- Education: University of Pennsylvania Stanford Graduate School of Business
- Occupation: Academic
- Known for: Former Deputy Dean at INSEAD
- Children: 4

= Peter Zemsky =

American-French academic

Peter Zemsky is an American-French academic. He is the Eli Lilly Chaired Professor of Strategy at INSEAD, where he was formerly the Deputy Dean/Dean of Innovation(2013-2023).

==Early life==
Zemsky is the oldest child of Robert Zemsky and Ann Zemsky. He grew up in Philadelphia, and attended Germantown Friends School.
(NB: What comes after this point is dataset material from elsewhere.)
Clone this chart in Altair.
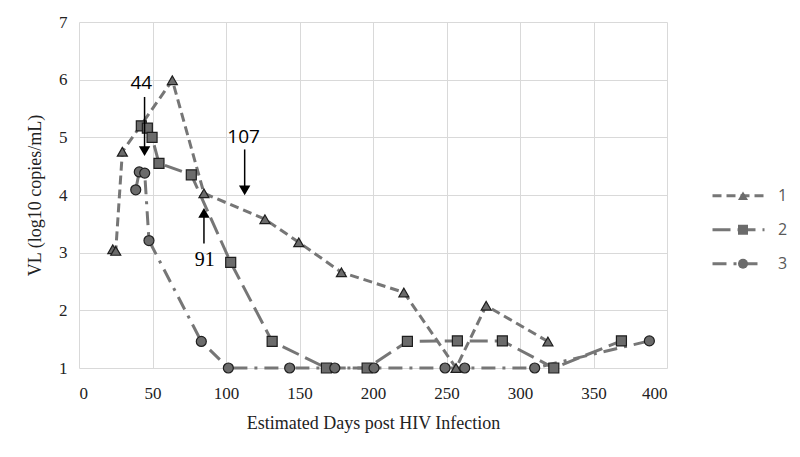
import altair as alt
import pandas as pd

# Series data (estimated days post infection, VL log10 copies/mL)
s1_days = [23, 25, 29.5, 63.5, 85, 126.5, 149.5, 178.5, 221, 256.5, 277, 319]
s1_vl = [3.06, 3.03, 4.75, 5.99, 4.03, 3.58, 3.18, 2.66, 2.31, 1.0, 2.08, 1.46]

s2_days = [42.4, 46.5, 49.7, 54.4, 76.4, 103.2, 131.4, 168.3, 196, 223.4, 257.4, 288, 323, 369]
s2_vl = [5.2, 5.16, 5.0, 4.55, 4.35, 2.83, 1.46, 1.0, 1.0, 1.46, 1.47, 1.47, 1.0, 1.47]

s3_days = [38.6, 41, 44.7, 47.6, 83.2, 101.6, 143.3, 174, 200.7, 249, 262.4, 310, 388]
s3_vl = [4.09, 4.4, 4.38, 3.21, 1.46, 1.0, 1.0, 1.0, 1.0, 1.0, 1.0, 1.0, 1.47]

series_names = ["1", "2", "3"]

# Annotations
arrow_x = [44.6, 112.7, 85]
arrow_start = [5.70, 4.79, 3.16]
arrow_head = [4.76, 4.08, 3.69]
arrow_shape = ["triangle-down", "triangle-down", "triangle-up"]
label_text = ["44", "107", "91"]
label_x = [42.4, 112, 85.5]
label_y = [5.94, 5.0, 2.87]

rows = []
for name, xs, ys in zip(series_names, [s1_days, s2_days, s3_days], [s1_vl, s2_vl, s3_vl]):
    for x, y in zip(xs, ys):
        rows.append({"days": x, "vl": y, "series": name, "grp": name})
df = pd.DataFrame(rows)

arrows = pd.DataFrame({"x": arrow_x, "y0": arrow_start, "y1": arrow_head, "shape": arrow_shape})
labels = pd.DataFrame({"x": label_x, "y": label_y, "text": label_text})

LINE_GRAY = "#767676"
FILL_GRAY = "#6b6b6b"
EDGE = "#1e1e1e"
SERIF = "Liberation Serif"

x_enc = alt.X("days:Q", scale=alt.Scale(domain=[0, 400], nice=False),
              axis=alt.Axis(values=list(range(0, 401, 50)), format="d",
                            labelFont=SERIF, titleFont=SERIF,
                            title="Estimated Days post HIV Infection"))
y_enc = alt.Y("vl:Q", scale=alt.Scale(domain=[1, 7], nice=False),
              axis=alt.Axis(values=[1, 2, 3, 4, 5, 6, 7], format="d",
                            labelFont=SERIF, titleFont=SERIF,
                            title="VL (log10 copies/mL)"))

lines = alt.Chart(df).mark_line(color=LINE_GRAY, strokeWidth=3).encode(
    x=x_enc, y=y_enc,
    strokeDash=alt.StrokeDash("series:N",
        scale=alt.Scale(domain=series_names, range=[[9, 5], [18, 7], [14, 7, 3, 7]]),
        legend=alt.Legend(title=None, orient="none", legendX=632, legendY=157,
                          symbolType="stroke", symbolSize=2704, symbolStrokeWidth=3,
                          symbolStrokeColor=LINE_GRAY, clipHeight=33.5, rowPadding=0, padding=0,
                          labelOffset=12, labelFont="Open Sans", labelFontSize=16,
                          labelColor="#595959")),
    detail="series:N",
)

points = alt.Chart(df).mark_point(filled=True, fill=FILL_GRAY, stroke=EDGE, strokeWidth=1.2,
                                  size=100, opacity=1).encode(
    x="days:Q", y="vl:Q",
    shape=alt.Shape("grp:N",
        scale=alt.Scale(range=["triangle-up", "square", "circle"]),
        legend=alt.Legend(title=None, orient="none", legendX=656, legendY=157,
                          symbolSize=100, symbolFillColor=FILL_GRAY, symbolStrokeColor=EDGE,
                          symbolStrokeWidth=1.2, clipHeight=33.5, rowPadding=0, padding=0,
                          labelOpacity=0, labelFontSize=16)),
)

arrow_lines = alt.Chart(arrows).mark_rule(color="black", strokeWidth=1.5).encode(
    x="x:Q", y="y0:Q", y2="y1:Q")
arrow_heads = alt.Chart(arrows).mark_point(filled=True, color="black", size=130, opacity=1).encode(
    x="x:Q", y="y1:Q",
    shape=alt.Shape("shape:N", scale=None, legend=None))

sans_labels = alt.Chart(labels[labels["text"] != "91"]).mark_text(
    font="Open Sans", fontSize=19, color="black").encode(x="x:Q", y="y:Q", text="text:N")
serif_labels = alt.Chart(labels[labels["text"] == "91"]).mark_text(
    font=SERIF, fontSize=20, color="black").encode(x="x:Q", y="y:Q", text="text:N")

chart = alt.layer(lines, points, arrow_lines, arrow_heads, sans_labels, serif_labels).resolve_scale(
    shape="independent"
).properties(
    width=588, height=346, autosize="none",
    padding={"left": 71, "top": 14, "right": 123, "bottom": 75},
).configure_view(stroke=None).configure_axis(
    grid=True, gridColor="#d9d9d9", gridWidth=1, domain=False, ticks=False,
    labelFont=SERIF, labelFontSize=17, labelColor="#222222",
    titleFont=SERIF, titleFontSize=18, titleFontWeight="normal", titleColor="#222222",
).configure_axisX(labelPadding=17, titlePadding=13).configure_axisY(labelPadding=12, titlePadding=14)

chart.save("out.html", embed_options={"renderer": "svg", "actions": False})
Zemsky graduated from the University of Pennsylvania, where he earned a bachelor of arts degree in economics in 1988, and he earned a PhD from the Stanford Graduate School of Business in 1995.

==Career==
Zemsky joined INSEAD as an assistant professor in 1994. He was a visiting professor at the Wharton School of the University of Pennsylvania in 2003. In 2011, he was appointed as the deputy dean for degree programmes and curriculum. In October 2013, he was appointed as the deputy dean of INSEAD and Dean for Strategic Initiatives and Innovation. Zemsky has published academic articles in the American Economic Review, the RAND Journal of Economics, the Strategic Management Journal, and Management Science.

==Personal life==
Zemsky is a dual US-French citizen. He has four children.